Given problem: Print the lines of the listing below verbatim from its first line through the line bearing "ax.set_ylabel('')". Any pictures are to be omitted.

Data shown:

---------------

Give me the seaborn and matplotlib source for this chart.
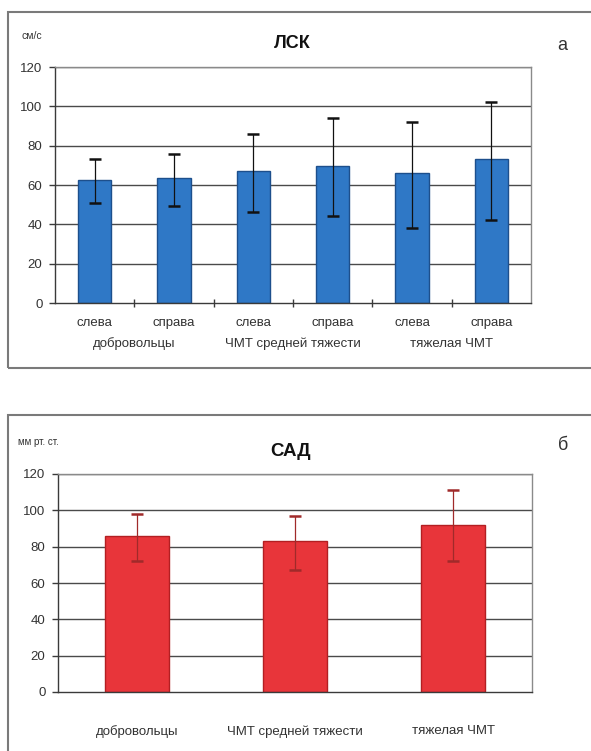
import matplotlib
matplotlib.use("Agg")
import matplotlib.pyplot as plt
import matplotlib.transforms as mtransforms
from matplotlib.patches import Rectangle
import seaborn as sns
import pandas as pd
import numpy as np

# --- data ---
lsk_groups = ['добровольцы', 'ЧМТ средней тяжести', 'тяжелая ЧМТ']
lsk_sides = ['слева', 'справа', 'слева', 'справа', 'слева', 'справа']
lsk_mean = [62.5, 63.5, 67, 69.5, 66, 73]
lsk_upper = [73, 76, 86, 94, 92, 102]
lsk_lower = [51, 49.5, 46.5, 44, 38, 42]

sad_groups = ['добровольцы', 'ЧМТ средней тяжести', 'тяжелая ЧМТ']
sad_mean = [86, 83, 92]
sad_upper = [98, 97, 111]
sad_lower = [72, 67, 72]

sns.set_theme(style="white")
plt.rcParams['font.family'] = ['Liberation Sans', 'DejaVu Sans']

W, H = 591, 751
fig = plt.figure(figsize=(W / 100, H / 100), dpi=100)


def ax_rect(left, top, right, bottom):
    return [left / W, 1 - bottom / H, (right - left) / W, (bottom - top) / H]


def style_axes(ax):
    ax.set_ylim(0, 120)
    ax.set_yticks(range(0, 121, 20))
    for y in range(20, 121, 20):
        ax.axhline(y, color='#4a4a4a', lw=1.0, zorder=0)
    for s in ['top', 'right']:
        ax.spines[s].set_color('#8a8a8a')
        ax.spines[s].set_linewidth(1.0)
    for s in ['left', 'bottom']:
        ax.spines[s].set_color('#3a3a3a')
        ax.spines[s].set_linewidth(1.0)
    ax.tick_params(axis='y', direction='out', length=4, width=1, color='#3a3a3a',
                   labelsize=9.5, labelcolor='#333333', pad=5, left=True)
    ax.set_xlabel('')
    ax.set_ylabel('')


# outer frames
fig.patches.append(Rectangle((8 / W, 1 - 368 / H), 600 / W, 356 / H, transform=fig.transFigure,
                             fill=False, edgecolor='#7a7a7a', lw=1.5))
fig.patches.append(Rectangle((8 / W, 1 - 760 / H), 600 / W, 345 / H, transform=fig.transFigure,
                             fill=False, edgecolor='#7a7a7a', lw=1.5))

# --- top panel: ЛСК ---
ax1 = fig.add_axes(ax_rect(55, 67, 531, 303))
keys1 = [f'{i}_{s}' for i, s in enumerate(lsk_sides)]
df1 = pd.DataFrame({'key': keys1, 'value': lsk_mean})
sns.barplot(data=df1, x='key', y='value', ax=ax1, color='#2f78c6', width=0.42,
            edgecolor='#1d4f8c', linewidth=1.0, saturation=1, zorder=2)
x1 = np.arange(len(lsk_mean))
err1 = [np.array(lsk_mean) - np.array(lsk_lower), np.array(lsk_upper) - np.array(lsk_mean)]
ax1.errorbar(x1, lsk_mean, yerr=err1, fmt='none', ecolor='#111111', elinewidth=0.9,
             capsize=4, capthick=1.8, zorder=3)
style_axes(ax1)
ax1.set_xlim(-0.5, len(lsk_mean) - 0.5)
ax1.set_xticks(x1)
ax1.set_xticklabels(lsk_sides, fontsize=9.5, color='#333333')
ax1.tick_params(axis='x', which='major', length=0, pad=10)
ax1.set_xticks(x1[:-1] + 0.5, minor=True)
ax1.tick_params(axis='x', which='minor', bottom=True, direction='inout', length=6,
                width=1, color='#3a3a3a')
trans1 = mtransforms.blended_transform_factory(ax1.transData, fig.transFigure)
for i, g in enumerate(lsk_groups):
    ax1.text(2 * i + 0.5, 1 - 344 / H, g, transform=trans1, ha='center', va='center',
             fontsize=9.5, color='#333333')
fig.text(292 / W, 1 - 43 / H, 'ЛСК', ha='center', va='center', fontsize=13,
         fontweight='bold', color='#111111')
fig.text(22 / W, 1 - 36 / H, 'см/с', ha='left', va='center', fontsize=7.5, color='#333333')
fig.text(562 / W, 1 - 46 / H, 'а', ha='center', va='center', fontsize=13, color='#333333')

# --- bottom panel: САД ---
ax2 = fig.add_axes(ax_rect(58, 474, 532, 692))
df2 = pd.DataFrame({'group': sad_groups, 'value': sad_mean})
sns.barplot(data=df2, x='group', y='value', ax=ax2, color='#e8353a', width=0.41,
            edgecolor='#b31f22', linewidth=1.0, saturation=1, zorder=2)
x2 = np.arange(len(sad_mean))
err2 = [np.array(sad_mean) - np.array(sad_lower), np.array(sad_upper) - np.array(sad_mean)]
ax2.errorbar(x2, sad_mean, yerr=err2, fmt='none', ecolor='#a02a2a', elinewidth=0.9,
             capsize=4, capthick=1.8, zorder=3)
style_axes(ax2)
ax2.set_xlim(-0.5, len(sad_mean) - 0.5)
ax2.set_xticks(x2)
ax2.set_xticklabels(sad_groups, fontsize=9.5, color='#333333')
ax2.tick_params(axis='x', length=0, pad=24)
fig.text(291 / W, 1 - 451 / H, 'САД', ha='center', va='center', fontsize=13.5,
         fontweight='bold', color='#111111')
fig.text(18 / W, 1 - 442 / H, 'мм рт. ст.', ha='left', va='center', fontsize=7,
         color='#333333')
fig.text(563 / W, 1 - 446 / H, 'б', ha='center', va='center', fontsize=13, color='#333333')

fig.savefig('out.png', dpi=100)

---------------

Solution to the problem:
Give me the seaborn and matplotlib source for this chart.
import matplotlib
matplotlib.use("Agg")
import matplotlib.pyplot as plt
import matplotlib.transforms as mtransforms
from matplotlib.patches import Rectangle
import seaborn as sns
import pandas as pd
import numpy as np

# --- data ---
lsk_groups = ['добровольцы', 'ЧМТ средней тяжести', 'тяжелая ЧМТ']
lsk_sides = ['слева', 'справа', 'слева', 'справа', 'слева', 'справа']
lsk_mean = [62.5, 63.5, 67, 69.5, 66, 73]
lsk_upper = [73, 76, 86, 94, 92, 102]
lsk_lower = [51, 49.5, 46.5, 44, 38, 42]

sad_groups = ['добровольцы', 'ЧМТ средней тяжести', 'тяжелая ЧМТ']
sad_mean = [86, 83, 92]
sad_upper = [98, 97, 111]
sad_lower = [72, 67, 72]

sns.set_theme(style="white")
plt.rcParams['font.family'] = ['Liberation Sans', 'DejaVu Sans']

W, H = 591, 751
fig = plt.figure(figsize=(W / 100, H / 100), dpi=100)


def ax_rect(left, top, right, bottom):
    return [left / W, 1 - bottom / H, (right - left) / W, (bottom - top) / H]


def style_axes(ax):
    ax.set_ylim(0, 120)
    ax.set_yticks(range(0, 121, 20))
    for y in range(20, 121, 20):
        ax.axhline(y, color='#4a4a4a', lw=1.0, zorder=0)
    for s in ['top', 'right']:
        ax.spines[s].set_color('#8a8a8a')
        ax.spines[s].set_linewidth(1.0)
    for s in ['left', 'bottom']:
        ax.spines[s].set_color('#3a3a3a')
        ax.spines[s].set_linewidth(1.0)
    ax.tick_params(axis='y', direction='out', length=4, width=1, color='#3a3a3a',
                   labelsize=9.5, labelcolor='#333333', pad=5, left=True)
    ax.set_xlabel('')
    ax.set_ylabel('')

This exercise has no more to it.